>> Begin
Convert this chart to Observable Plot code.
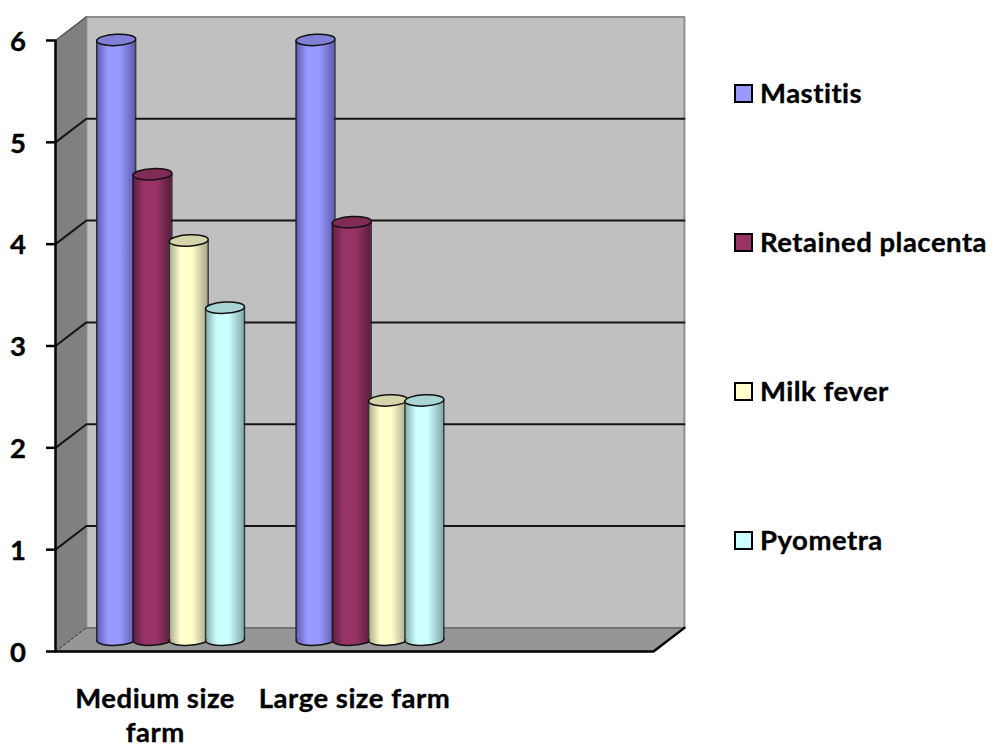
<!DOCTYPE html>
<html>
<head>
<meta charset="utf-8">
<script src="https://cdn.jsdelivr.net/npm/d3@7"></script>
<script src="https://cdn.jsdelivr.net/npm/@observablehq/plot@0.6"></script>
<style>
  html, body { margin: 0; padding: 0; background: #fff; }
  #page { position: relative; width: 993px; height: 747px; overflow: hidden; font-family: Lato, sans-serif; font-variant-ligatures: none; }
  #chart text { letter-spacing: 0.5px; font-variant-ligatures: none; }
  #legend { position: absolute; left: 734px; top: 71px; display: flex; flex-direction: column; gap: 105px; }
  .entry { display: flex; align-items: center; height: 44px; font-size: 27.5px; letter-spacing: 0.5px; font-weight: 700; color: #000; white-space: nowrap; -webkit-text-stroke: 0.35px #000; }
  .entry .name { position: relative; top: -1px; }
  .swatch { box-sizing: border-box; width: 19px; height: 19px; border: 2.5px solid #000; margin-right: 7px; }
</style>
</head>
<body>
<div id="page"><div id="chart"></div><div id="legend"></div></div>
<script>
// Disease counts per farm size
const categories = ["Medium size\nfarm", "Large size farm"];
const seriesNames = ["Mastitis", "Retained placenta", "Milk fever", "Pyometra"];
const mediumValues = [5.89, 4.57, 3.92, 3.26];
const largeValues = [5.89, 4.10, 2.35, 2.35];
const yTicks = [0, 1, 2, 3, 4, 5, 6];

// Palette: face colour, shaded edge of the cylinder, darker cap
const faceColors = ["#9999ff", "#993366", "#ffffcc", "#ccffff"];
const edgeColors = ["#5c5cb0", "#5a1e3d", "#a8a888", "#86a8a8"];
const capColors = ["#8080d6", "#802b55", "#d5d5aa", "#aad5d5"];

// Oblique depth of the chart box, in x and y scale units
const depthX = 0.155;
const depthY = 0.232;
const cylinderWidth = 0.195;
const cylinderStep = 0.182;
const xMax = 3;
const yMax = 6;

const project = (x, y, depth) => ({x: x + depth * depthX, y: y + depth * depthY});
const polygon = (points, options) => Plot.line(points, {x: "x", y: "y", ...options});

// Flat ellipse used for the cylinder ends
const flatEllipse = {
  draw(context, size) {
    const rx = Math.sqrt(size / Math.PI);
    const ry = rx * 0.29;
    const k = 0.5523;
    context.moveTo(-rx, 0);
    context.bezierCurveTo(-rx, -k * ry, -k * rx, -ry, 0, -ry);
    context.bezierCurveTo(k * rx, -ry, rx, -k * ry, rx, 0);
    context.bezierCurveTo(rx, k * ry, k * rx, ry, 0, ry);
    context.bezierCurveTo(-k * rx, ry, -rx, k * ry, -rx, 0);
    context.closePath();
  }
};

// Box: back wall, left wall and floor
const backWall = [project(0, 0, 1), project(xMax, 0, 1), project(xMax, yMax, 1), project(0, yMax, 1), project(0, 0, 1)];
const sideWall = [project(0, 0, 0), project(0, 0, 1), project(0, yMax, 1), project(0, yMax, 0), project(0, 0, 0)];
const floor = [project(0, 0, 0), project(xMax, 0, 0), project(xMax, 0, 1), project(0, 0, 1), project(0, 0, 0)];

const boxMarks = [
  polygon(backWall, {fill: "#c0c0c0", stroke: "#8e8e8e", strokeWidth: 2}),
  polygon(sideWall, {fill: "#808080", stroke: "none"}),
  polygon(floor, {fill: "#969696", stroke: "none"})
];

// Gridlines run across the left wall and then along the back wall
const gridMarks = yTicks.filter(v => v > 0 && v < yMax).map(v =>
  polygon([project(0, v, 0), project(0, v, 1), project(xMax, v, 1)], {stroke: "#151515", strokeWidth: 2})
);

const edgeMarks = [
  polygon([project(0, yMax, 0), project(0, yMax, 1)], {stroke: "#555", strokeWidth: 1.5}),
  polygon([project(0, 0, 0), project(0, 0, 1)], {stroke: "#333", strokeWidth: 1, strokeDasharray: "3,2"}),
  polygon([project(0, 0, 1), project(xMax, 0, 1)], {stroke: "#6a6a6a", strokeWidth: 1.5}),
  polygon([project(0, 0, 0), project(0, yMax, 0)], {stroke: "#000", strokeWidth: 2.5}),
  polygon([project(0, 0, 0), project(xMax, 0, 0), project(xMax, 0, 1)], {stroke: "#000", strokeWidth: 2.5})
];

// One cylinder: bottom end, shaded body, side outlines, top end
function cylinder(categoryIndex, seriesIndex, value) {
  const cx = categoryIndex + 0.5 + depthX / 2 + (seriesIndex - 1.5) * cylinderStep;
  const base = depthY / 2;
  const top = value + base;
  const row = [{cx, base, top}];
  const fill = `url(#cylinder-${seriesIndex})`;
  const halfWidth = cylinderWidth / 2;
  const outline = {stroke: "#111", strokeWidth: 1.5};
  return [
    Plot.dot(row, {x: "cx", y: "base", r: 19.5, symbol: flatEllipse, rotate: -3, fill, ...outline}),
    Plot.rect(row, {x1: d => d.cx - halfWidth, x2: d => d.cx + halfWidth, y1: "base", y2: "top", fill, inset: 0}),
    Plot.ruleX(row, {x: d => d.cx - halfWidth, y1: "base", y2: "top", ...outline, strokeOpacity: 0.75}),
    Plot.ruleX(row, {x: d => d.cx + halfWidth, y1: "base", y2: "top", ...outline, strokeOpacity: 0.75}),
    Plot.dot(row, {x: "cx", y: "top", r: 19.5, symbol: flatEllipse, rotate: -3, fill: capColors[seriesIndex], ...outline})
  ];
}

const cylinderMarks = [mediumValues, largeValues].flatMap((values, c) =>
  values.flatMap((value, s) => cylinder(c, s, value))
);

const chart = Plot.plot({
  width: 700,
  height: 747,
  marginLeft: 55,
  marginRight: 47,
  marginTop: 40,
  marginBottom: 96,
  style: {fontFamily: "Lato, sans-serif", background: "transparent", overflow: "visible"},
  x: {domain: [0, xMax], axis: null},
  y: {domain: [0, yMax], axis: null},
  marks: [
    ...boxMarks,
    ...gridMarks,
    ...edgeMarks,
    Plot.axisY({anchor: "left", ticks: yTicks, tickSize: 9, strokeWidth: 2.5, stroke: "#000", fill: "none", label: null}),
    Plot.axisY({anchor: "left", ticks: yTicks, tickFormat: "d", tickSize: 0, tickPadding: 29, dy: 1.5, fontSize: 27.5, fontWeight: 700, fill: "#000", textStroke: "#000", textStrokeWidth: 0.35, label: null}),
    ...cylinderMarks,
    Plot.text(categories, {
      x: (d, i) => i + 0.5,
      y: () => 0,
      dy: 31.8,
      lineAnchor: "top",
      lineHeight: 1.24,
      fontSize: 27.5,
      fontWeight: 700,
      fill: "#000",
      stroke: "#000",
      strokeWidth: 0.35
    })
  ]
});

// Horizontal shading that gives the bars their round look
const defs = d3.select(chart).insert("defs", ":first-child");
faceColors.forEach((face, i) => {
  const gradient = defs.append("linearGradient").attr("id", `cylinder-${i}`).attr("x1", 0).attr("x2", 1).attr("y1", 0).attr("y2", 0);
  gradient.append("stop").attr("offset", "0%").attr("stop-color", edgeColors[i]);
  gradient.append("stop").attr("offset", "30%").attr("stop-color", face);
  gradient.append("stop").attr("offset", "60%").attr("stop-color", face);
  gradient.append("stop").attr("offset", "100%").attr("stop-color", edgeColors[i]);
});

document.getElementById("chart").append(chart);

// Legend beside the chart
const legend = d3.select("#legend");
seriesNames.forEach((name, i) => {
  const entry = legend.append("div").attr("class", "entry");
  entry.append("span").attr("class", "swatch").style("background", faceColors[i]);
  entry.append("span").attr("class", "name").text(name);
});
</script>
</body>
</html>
>> End
## The task:
Restate the whole of the material word for word without the pictures.

## Response to this task:
Convert this chart to Observable Plot code.
<!DOCTYPE html>
<html>
<head>
<meta charset="utf-8">
<script src="https://cdn.jsdelivr.net/npm/d3@7"></script>
<script src="https://cdn.jsdelivr.net/npm/@observablehq/plot@0.6"></script>
<style>
  html, body { margin: 0; padding: 0; background: #fff; }
  #page { position: relative; width: 993px; height: 747px; overflow: hidden; font-family: Lato, sans-serif; font-variant-ligatures: none; }
  #chart text { letter-spacing: 0.5px; font-variant-ligatures: none; }
  #legend { position: absolute; left: 734px; top: 71px; display: flex; flex-direction: column; gap: 105px; }
  .entry { display: flex; align-items: center; height: 44px; font-size: 27.5px; letter-spacing: 0.5px; font-weight: 700; color: #000; white-space: nowrap; -webkit-text-stroke: 0.35px #000; }
  .entry .name { position: relative; top: -1px; }
  .swatch { box-sizing: border-box; width: 19px; height: 19px; border: 2.5px solid #000; margin-right: 7px; }
</style>
</head>
<body>
<div id="page"><div id="chart"></div><div id="legend"></div></div>
<script>
// Disease counts per farm size
const categories = ["Medium size\nfarm", "Large size farm"];
const seriesNames = ["Mastitis", "Retained placenta", "Milk fever", "Pyometra"];
const mediumValues = [5.89, 4.57, 3.92, 3.26];
const largeValues = [5.89, 4.10, 2.35, 2.35];
const yTicks = [0, 1, 2, 3, 4, 5, 6];

// Palette: face colour, shaded edge of the cylinder, darker cap
const faceColors = ["#9999ff", "#993366", "#ffffcc", "#ccffff"];
const edgeColors = ["#5c5cb0", "#5a1e3d", "#a8a888", "#86a8a8"];
const capColors = ["#8080d6", "#802b55", "#d5d5aa", "#aad5d5"];

// Oblique depth of the chart box, in x and y scale units
const depthX = 0.155;
const depthY = 0.232;
const cylinderWidth = 0.195;
const cylinderStep = 0.182;
const xMax = 3;
const yMax = 6;

const project = (x, y, depth) => ({x: x + depth * depthX, y: y + depth * depthY});
const polygon = (points, options) => Plot.line(points, {x: "x", y: "y", ...options});

// Flat ellipse used for the cylinder ends
const flatEllipse = {
  draw(context, size) {
    const rx = Math.sqrt(size / Math.PI);
    const ry = rx * 0.29;
    const k = 0.5523;
    context.moveTo(-rx, 0);
    context.bezierCurveTo(-rx, -k * ry, -k * rx, -ry, 0, -ry);
    context.bezierCurveTo(k * rx, -ry, rx, -k * ry, rx, 0);
    context.bezierCurveTo(rx, k * ry, k * rx, ry, 0, ry);
    context.bezierCurveTo(-k * rx, ry, -rx, k * ry, -rx, 0);
    context.closePath();
  }
};

// Box: back wall, left wall and floor
const backWall = [project(0, 0, 1), project(xMax, 0, 1), project(xMax, yMax, 1), project(0, yMax, 1), project(0, 0, 1)];
const sideWall = [project(0, 0, 0), project(0, 0, 1), project(0, yMax, 1), project(0, yMax, 0), project(0, 0, 0)];
const floor = [project(0, 0, 0), project(xMax, 0, 0), project(xMax, 0, 1), project(0, 0, 1), project(0, 0, 0)];

const boxMarks = [
  polygon(backWall, {fill: "#c0c0c0", stroke: "#8e8e8e", strokeWidth: 2}),
  polygon(sideWall, {fill: "#808080", stroke: "none"}),
  polygon(floor, {fill: "#969696", stroke: "none"})
];

// Gridlines run across the left wall and then along the back wall
const gridMarks = yTicks.filter(v => v > 0 && v < yMax).map(v =>
  polygon([project(0, v, 0), project(0, v, 1), project(xMax, v, 1)], {stroke: "#151515", strokeWidth: 2})
);

const edgeMarks = [
  polygon([project(0, yMax, 0), project(0, yMax, 1)], {stroke: "#555", strokeWidth: 1.5}),
  polygon([project(0, 0, 0), project(0, 0, 1)], {stroke: "#333", strokeWidth: 1, strokeDasharray: "3,2"}),
  polygon([project(0, 0, 1), project(xMax, 0, 1)], {stroke: "#6a6a6a", strokeWidth: 1.5}),
  polygon([project(0, 0, 0), project(0, yMax, 0)], {stroke: "#000", strokeWidth: 2.5}),
  polygon([project(0, 0, 0), project(xMax, 0, 0), project(xMax, 0, 1)], {stroke: "#000", strokeWidth: 2.5})
];

// One cylinder: bottom end, shaded body, side outlines, top end
function cylinder(categoryIndex, seriesIndex, value) {
  const cx = categoryIndex + 0.5 + depthX / 2 + (seriesIndex - 1.5) * cylinderStep;
  const base = depthY / 2;
  const top = value + base;
  const row = [{cx, base, top}];
  const fill = `url(#cylinder-${seriesIndex})`;
  const halfWidth = cylinderWidth / 2;
  const outline = {stroke: "#111", strokeWidth: 1.5};
  return [
    Plot.dot(row, {x: "cx", y: "base", r: 19.5, symbol: flatEllipse, rotate: -3, fill, ...outline}),
    Plot.rect(row, {x1: d => d.cx - halfWidth, x2: d => d.cx + halfWidth, y1: "base", y2: "top", fill, inset: 0}),
    Plot.ruleX(row, {x: d => d.cx - halfWidth, y1: "base", y2: "top", ...outline, strokeOpacity: 0.75}),
    Plot.ruleX(row, {x: d => d.cx + halfWidth, y1: "base", y2: "top", ...outline, strokeOpacity: 0.75}),
    Plot.dot(row, {x: "cx", y: "top", r: 19.5, symbol: flatEllipse, rotate: -3, fill: capColors[seriesIndex], ...outline})
  ];
}

const cylinderMarks = [mediumValues, largeValues].flatMap((values, c) =>
  values.flatMap((value, s) => cylinder(c, s, value))
);

const chart = Plot.plot({
  width: 700,
  height: 747,
  marginLeft: 55,
  marginRight: 47,
  marginTop: 40,
  marginBottom: 96,
  style: {fontFamily: "Lato, sans-serif", background: "transparent", overflow: "visible"},
  x: {domain: [0, xMax], axis: null},
  y: {domain: [0, yMax], axis: null},
  marks: [
    ...boxMarks,
    ...gridMarks,
    ...edgeMarks,
    Plot.axisY({anchor: "left", ticks: yTicks, tickSize: 9, strokeWidth: 2.5, stroke: "#000", fill: "none", label: null}),
    Plot.axisY({anchor: "left", ticks: yTicks, tickFormat: "d", tickSize: 0, tickPadding: 29, dy: 1.5, fontSize: 27.5, fontWeight: 700, fill: "#000", textStroke: "#000", textStrokeWidth: 0.35, label: null}),
    ...cylinderMarks,
    Plot.text(categories, {
      x: (d, i) => i + 0.5,
      y: () => 0,
      dy: 31.8,
      lineAnchor: "top",
      lineHeight: 1.24,
      fontSize: 27.5,
      fontWeight: 700,
      fill: "#000",
      stroke: "#000",
      strokeWidth: 0.35
    })
  ]
});

// Horizontal shading that gives the bars their round look
const defs = d3.select(chart).insert("defs", ":first-child");
faceColors.forEach((face, i) => {
  const gradient = defs.append("linearGradient").attr("id", `cylinder-${i}`).attr("x1", 0).attr("x2", 1).attr("y1", 0).attr("y2", 0);
  gradient.append("stop").attr("offset", "0%").attr("stop-color", edgeColors[i]);
  gradient.append("stop").attr("offset", "30%").attr("stop-color", face);
  gradient.append("stop").attr("offset", "60%").attr("stop-color", face);
  gradient.append("stop").attr("offset", "100%").attr("stop-color", edgeColors[i]);
});

document.getElementById("chart").append(chart);

// Legend beside the chart
const legend = d3.select("#legend");
seriesNames.forEach((name, i) => {
  const entry = legend.append("div").attr("class", "entry");
  entry.append("span").attr("class", "swatch").style("background", faceColors[i]);
  entry.append("span").attr("class", "name").text(name);
});
</script>
</body>
</html>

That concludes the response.